------ Data supplied
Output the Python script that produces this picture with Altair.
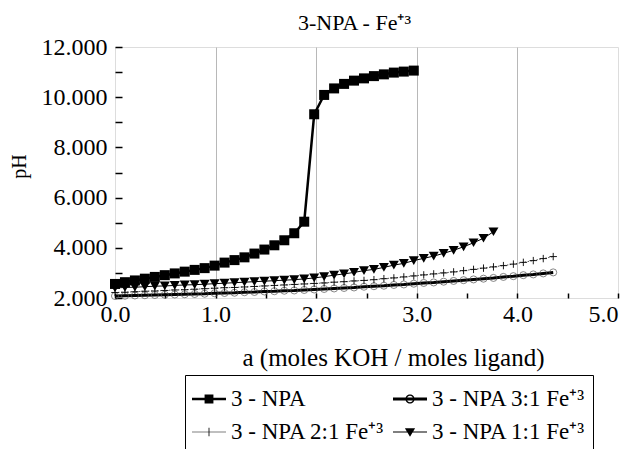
------------
------ Data supplied
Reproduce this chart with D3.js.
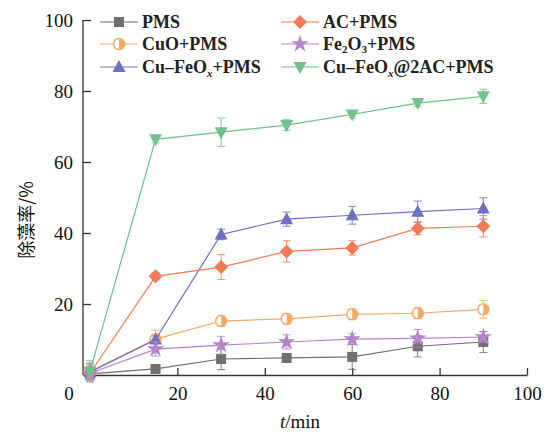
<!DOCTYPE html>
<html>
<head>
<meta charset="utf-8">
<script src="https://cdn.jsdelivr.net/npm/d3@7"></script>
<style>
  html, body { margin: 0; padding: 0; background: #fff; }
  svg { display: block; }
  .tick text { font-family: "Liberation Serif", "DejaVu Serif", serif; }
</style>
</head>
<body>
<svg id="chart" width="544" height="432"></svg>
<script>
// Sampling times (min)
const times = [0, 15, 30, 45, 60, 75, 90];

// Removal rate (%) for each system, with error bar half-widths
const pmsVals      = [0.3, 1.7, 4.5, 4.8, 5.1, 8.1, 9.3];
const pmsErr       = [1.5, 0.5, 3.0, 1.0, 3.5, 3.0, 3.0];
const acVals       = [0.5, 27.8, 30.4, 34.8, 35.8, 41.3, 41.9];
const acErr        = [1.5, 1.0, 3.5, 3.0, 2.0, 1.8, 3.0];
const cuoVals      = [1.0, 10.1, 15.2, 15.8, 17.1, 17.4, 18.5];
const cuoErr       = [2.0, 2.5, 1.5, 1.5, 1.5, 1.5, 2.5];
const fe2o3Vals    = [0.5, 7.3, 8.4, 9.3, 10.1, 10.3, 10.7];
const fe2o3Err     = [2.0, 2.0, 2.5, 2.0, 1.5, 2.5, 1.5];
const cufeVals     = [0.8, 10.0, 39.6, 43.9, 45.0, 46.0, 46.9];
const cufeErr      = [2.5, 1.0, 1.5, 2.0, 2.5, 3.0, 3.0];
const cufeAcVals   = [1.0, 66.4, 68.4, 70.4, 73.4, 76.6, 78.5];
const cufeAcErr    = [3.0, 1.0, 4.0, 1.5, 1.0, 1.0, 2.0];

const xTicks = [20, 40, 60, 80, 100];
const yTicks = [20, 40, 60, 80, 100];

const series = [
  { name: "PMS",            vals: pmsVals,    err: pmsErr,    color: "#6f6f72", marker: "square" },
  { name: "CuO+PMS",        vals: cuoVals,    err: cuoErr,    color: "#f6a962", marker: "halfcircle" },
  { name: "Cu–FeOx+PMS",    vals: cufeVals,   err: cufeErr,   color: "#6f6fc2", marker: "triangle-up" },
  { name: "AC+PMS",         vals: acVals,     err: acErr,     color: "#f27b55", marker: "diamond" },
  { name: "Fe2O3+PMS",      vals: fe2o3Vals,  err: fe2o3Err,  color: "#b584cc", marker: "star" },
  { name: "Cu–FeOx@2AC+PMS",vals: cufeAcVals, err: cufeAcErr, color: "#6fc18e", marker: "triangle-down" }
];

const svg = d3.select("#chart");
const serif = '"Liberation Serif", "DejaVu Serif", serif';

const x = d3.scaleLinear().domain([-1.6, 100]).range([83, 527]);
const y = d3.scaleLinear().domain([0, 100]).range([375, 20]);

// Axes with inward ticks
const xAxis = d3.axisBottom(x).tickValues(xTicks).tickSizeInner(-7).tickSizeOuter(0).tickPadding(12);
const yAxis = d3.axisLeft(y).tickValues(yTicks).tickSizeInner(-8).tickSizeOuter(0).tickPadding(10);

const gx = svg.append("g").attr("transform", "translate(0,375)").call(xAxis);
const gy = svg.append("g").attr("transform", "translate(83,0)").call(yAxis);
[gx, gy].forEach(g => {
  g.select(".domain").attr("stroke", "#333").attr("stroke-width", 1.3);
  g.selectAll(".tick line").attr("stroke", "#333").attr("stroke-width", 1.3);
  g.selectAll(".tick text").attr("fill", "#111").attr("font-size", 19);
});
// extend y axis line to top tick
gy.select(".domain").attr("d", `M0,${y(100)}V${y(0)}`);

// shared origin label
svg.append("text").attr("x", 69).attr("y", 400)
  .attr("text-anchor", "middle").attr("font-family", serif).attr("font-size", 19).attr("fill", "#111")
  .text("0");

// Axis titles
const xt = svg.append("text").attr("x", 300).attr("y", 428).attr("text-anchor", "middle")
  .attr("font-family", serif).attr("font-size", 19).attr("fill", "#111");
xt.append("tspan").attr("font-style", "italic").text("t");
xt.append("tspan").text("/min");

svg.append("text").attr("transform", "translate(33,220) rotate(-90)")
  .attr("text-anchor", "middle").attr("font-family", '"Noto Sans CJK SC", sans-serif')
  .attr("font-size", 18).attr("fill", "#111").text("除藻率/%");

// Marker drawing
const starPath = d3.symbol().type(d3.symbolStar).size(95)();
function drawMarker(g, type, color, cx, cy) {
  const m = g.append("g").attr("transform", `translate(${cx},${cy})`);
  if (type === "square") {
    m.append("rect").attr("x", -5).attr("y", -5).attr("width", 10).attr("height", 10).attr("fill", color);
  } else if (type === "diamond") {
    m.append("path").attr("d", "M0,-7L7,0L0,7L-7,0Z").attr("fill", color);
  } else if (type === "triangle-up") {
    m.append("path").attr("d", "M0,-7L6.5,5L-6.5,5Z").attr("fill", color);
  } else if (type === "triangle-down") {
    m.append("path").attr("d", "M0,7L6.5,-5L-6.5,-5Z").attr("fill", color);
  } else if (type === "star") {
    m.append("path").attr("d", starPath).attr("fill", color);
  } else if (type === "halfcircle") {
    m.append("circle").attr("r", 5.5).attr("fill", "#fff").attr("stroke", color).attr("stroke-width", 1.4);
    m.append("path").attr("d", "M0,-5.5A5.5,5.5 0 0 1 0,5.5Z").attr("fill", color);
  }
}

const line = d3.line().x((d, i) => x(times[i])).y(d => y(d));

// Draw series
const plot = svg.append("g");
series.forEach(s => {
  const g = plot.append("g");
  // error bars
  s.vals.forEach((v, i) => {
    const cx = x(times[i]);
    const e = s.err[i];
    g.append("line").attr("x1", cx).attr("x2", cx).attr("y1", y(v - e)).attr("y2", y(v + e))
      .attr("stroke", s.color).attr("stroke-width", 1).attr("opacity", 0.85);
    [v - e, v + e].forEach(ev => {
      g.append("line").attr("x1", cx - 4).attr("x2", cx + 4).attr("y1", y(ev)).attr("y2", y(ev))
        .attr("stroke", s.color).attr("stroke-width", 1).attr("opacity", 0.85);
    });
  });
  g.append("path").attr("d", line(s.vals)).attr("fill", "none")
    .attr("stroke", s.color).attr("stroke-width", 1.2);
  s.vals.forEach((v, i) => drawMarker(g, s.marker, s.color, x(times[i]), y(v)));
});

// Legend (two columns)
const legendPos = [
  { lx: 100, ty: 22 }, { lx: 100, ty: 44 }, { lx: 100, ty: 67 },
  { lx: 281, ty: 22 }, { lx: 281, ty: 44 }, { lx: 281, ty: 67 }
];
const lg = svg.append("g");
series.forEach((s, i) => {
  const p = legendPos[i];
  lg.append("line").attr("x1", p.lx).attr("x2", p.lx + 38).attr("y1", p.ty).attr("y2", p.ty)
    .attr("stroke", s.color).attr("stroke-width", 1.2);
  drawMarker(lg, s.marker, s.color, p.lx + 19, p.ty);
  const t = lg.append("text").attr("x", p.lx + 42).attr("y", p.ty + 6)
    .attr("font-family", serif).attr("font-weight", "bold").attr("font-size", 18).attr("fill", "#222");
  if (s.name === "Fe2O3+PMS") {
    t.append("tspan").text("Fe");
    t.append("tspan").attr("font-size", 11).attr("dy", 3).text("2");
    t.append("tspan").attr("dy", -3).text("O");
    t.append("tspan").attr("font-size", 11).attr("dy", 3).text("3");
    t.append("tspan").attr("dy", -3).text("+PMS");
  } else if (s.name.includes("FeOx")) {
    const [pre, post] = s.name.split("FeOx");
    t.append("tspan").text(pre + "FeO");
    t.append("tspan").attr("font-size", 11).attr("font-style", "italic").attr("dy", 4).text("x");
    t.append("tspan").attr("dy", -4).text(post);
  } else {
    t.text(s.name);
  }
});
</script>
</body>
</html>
------------
- Problem requirements
Copy all lines from the material that contain "script".

- Result of the task
Output the Python script that produces this picture with Altair.
<script src="https://cdn.jsdelivr.net/npm/d3@7"></script>
<script>
</script>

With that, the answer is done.